Not every city has a charity walk for literacy, but then, not every city is an All-America City. Sacramento was one of ten cities honored this summer as an All-America City. And, yes, the city has an upcoming Walk4Literacy, together with a culture of youth engagement that has attracted the support of a new assistance effort from the National League of Cities.
The Walk4Literacy is one of many efforts by the Sacramento Literacy Foundation to boost awareness of the deepening literacy crisis among kids in the city and much of the nation. Another effort is the city’s Promise Zone, which was the highlight of the city’s application for this year’s All-America City award. As one of the hundreds of cities working with the Campaign for Grade-Level Reading, Sacramento has focused much of its attention on assisting youths in public housing and has served more than 14,000 kids in all through partnerships with the library and other organizations.
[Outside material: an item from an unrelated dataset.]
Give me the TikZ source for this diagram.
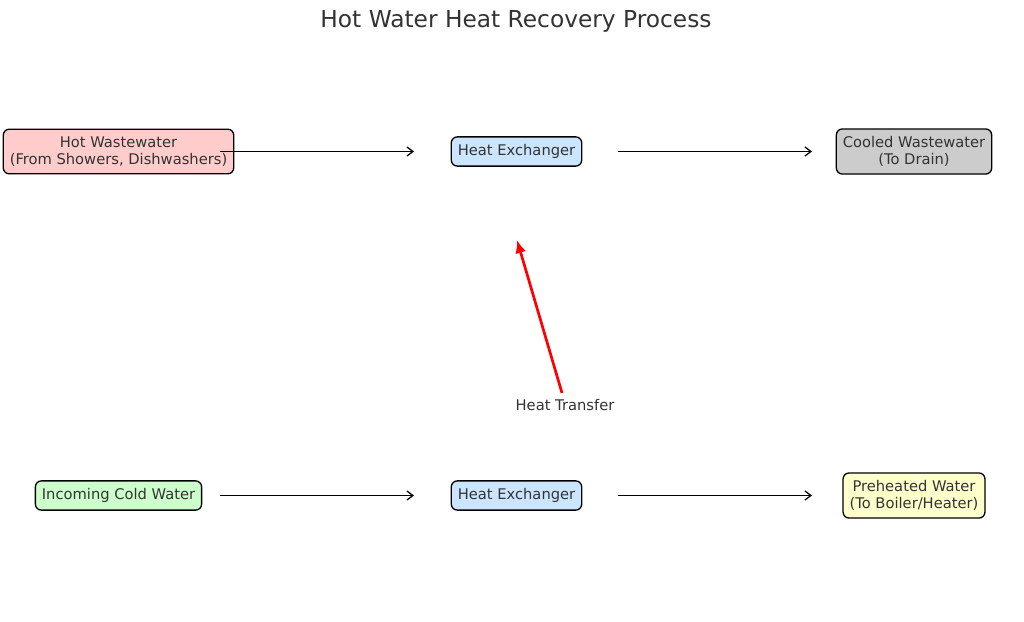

The city also began a new effort to serve young people at the other end of the spectrum—teenagers, mostly—through a project sponsored by the National League of Cities called Youth Excel. This program will help youths with access to quality postsecondary education and career pathway opportunities that lead to higher wage jobs.
Announced in February, the NLC Youth Excel City Technical Assistance Cohort includes the following six cities:
- Bridgeport, CT
- Houston, TX
- Lauderhill, FL
- Madison, WI
- Sacramento, CA
- Saint Paul, MN
Each city will form a cross-sector team which will be led by city leaders and will have the opportunity to connect with city cohort peers to share and refine promising approaches to overcoming barriers to accessing quality jobs in STEM fields.
Sacramento also has a coalition of 36 youth-serving organizations called Sac Kids First that is advocating for the city’s kids, including by securing approval by the City Council for a measure on this November’s ballot to set aside part of the city’s cannabis revenues for kids programs. Youth Forward, the coordinating entity for Sac Kids First, is also working at the state level to generate revenue for kids’ programs.
Literacy and other efforts to improve well-being are a way of life for city leaders in Sacramento. As Mayor Darrell Steinberg said at the presentation in City Hall of the All-America City award, “We haven’t solved this problem, but at least we’re making progress.”